This ‘Wall of Wind’ Will Blast Structures With 320-KM/H Hurricane Gusts

Date:24 June 2022 Author: Juandre

Hurricanes just keep growing stronger. Due to increased greenhouse gas emissions, the air is able to hold onto more moisture, and the oceans are warming, creating the perfect storm. A May 2018 study in the Journal of Climate estimates that if Hurricane Ike—which tore apart Galveston, Texas, in 2008—were to occur in the late 21st century, its would be 34 percent wetter, and its winds would be 13 percent stronger.

So, the testing facilities used to research storms’ effects on engineered structures, like homes and bridges, need to keep up. That’s why the U.S. National Science Foundation entered into a $12.8 million agreement with Florida International University’s (FIU) Extreme Events Institute earlier this year to take the school’s existing Wall of Wind facility up a notch.

Even though it’s the only life-size test facility at a United States university capable of simulating a Category 5 hurricane wind speed, the Wall of Wind just isn’t suitable anymore. In four years, the updated facility should be capable of testing wind speeds of up to 320 kilometres per hour, and contain a new water basin to simulate storm surges and waves.

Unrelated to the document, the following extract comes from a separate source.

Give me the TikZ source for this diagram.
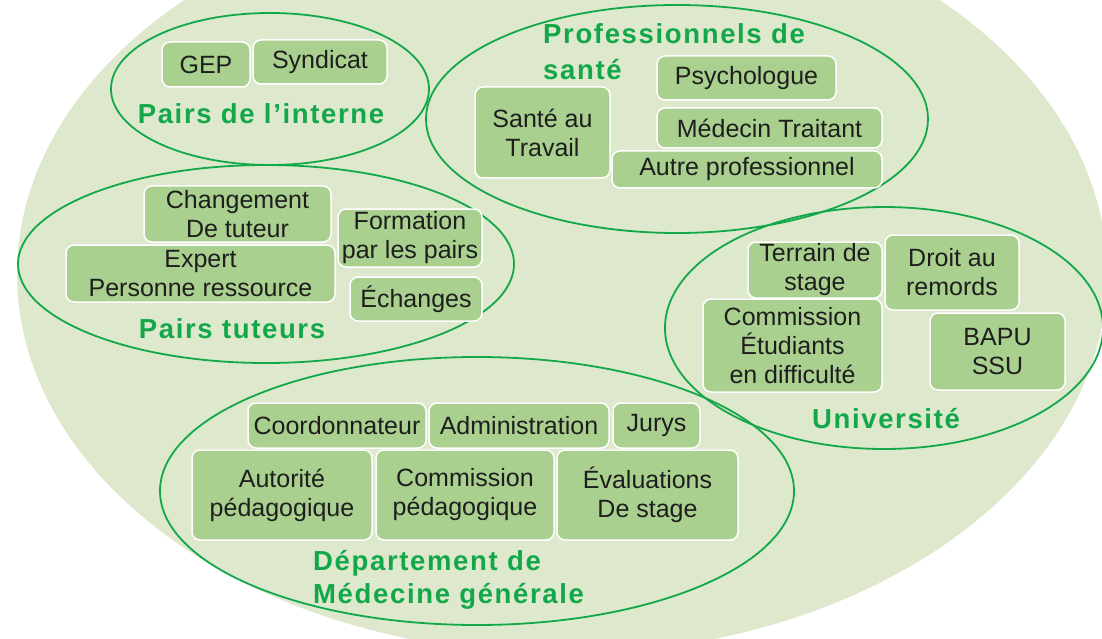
\documentclass[tikz,border=0pt]{standalone}
\usepackage{fontspec}
\setmainfont{Liberation Sans}
\newfontfamily\labfont[LetterSpace=6]{Liberation Sans}
\definecolor{bg}{HTML}{DEE8CC}
\definecolor{boxg}{HTML}{A9D08E}
\definecolor{lg}{HTML}{12A84A}
\definecolor{txt}{HTML}{1E1E1E}
\newcommand\bxn[6]{\node[bx, minimum width={#4-#2}, minimum height={#5-#3}] (#1) at ({(#2+#4)/2},{(#3+#5)/2}) {#6};}
\begin{document}
\begin{tikzpicture}[x=1pt,y=-1pt,
  bx/.style={draw=white, line width=1.5pt, fill=boxg, rounded corners=8pt, inner sep=0pt, align=center, text=txt, font=\fontsize{25}{29}\selectfont},
  grp/.style={draw=lg, line width=1.8pt},
  lab/.style={text=lg, font=\labfont\bfseries\fontsize{27.5}{33}\selectfont, inner sep=0pt}]
\useasboundingbox (0,0) rectangle (1102,639);
\begin{scope}
\clip (0,0) rectangle (1102,639);
\fill[bg] (562,274) ellipse [x radius=545, y radius=380];
\end{scope}
% groups
\draw[grp] (270,89) ellipse [x radius=159, y radius=76];
\draw[grp] (677,119) ellipse [x radius=251, y radius=114];
\draw[grp] (266,264) ellipse [x radius=248, y radius=99];
\draw[grp] (884,328) ellipse [x radius=219, y radius=121];
\draw[grp] (477,491) ellipse [x radius=317, y radius=134];
% labels
\node[lab, anchor=base] (lint) at (261,124) {Pairs de l’interne};
\node[lab, anchor=base west] (lprofa) at (543,44) {Professionnels de};
\node[lab, anchor=base west] (lprofb) at (543,80) {santé};
\node[lab, anchor=base] (ltut) at (232,338) {Pairs tuteurs};
\node[lab, anchor=base] (luniv) at (886,428) {Université};
\node[lab, anchor=base west] (ldepa) at (313,570) {Département de};
\node[lab, anchor=base west] (ldepb) at (313,603) {Médecine générale};
% boxes
\bxn{gep}{162}{42}{250}{87}{GEP}
\bxn{synd}{253}{40}{387}{84}{Syndicat}
\bxn{psy}{657}{56}{836}{100}{Psychologue}
\bxn{medt}{657}{108}{882}{148}{Médecin Traitant}
\bxn{sat}{475}{87}{610}{178}{Santé au\\Travail}
\bxn{autre}{612}{151}{882}{188}{Autre professionnel}
\bxn{chg}{144}{186}{331}{242}{Changement\\De tuteur}
\bxn{exp}{66}{245}{335}{302}{Expert\\Personne ressource}
\bxn{form}{338}{209}{482}{267}{Formation\\par les pairs}
\bxn{ech}{350}{277}{482}{321}{Échanges}
\bxn{terr}{748}{242}{882}{298}{Terrain de\\stage}
\bxn{droit}{885}{235}{1019}{310}{Droit au\\remords}
\bxn{comm}{703}{299}{882}{392}{Commission\\Étudiants\\en difficulté}
\bxn{bapu}{930}{313}{1065}{390}{BAPU\\SSU}
\bxn{coord}{248}{403}{426}{448}{Coordonnateur}
\bxn{admin}{429}{403}{609}{448}{Administration}
\bxn{jury}{613}{403}{700}{448}{Jurys}
\bxn{auto}{192}{450}{372}{540}{Autorité\\pédagogique}
\bxn{cped}{376}{450}{554}{540}{Commission\\pédagogique}
\bxn{eval}{557}{450}{738}{540}{Évaluations\\De stage}
\end{tikzpicture}
\end{document}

The current Wall of Wind facility uses 12 fans powered at 8,400 horsepower to simulate winds of 250 kilometres per hour. Water jets mix in a wind-driven rain simulation. The curved wall of fans, each as tall as a person, blows toward a large field so engineers can observe how and where structures fail and debris flies.

FIU will team up with eight other academic partners—ranging from the University of Florida and Oregon State University, to Stanford University and the University of Notre Dame—to design the new facility. The long-term goal is to enable hurricane simulations beyond the current Category 5 designation, combining the effects of extreme winds, storm surges, waves, and overland water flows on buildings, water and energy systems, roads, bridges, and other key infrastructure.

“Climate change is fueling more intense and more dangerous storms, and cutting-edge research and testing capabilities are clearly needed to meet the nation’s evolving risks,” Richard Olson, Extreme Events Institute director, says in an FIU news release. “In fact, and because the famous Saffir-Simpson Hurricane Wind Scale only goes to Category 5, internally we call this our ‘Cat 6 project.’”

For a decade already, the Wall of Wind, located in an airplane hangar in Miami, has served as the most powerful testing facility for engineers. But studies show tropical storms have increased in intensity: Hurricane Dorian hit the Bahamas in 2019 with 300-kilometre-per-hour winds, and Hurricane Patricia in 2015 blasted Mexico with 350-kilometre-per-hour winds.

“DEBRIS FROM ONE BUILDING—UNDER CONTINUOUS WINDS OF OVER 130 MILES PER HOUR—CAN TAKE OUT ANOTHER BUILDING, WHICH IN TURN CAN SHRED ANOTHER BUILDING.”

The Wall of Wind testing grounds allow engineers to “probe for weaknesses in construction and design, track failures cascading through a building, and test innovative solutions in close to real-world storm conditions,” according to an FIU news release. Cameras and sensors capture every moment as buildings, roofing materials, and other items fail—or don’t fail.

FIU says ten years of destructive testing research has helped engineers see that wind penetrating a structure’s weakest point can rip it apart in less than a second. And once a building fails, it creates another issue in terms of flying debris. FIU notes the testing has shown how debris from one building—under continuous winds of over 210 kilometres per hour —can take out another building, which in turn can shred another building.

Roofs present the weakest link due to uplift force and the power of a wind swirl “almost like a corkscrew at a building’s edge.” New designs get tested within the Wall of Wind facility, whether with technology designed to diffuse the wind’s power or shapes meant to deflect wind forces. Testing has shown, for example, that rounded edges—instead of sharp corners—reduce wind pressure. Smaller design changes, such as hurricane straps in the roof truss (metal ties that reinforce your roof’s connection to your house), threaded ring shank nails to grasp wood, and hurricane shutters over windows, can all help your home withstand wind’s destructive power.

Computer modeling can only go so far in helping engineers understand the power of 320-kilometre-per-hour winds. An updated Wall of Wind can provide the real-world evidence, however catastrophic the results may be.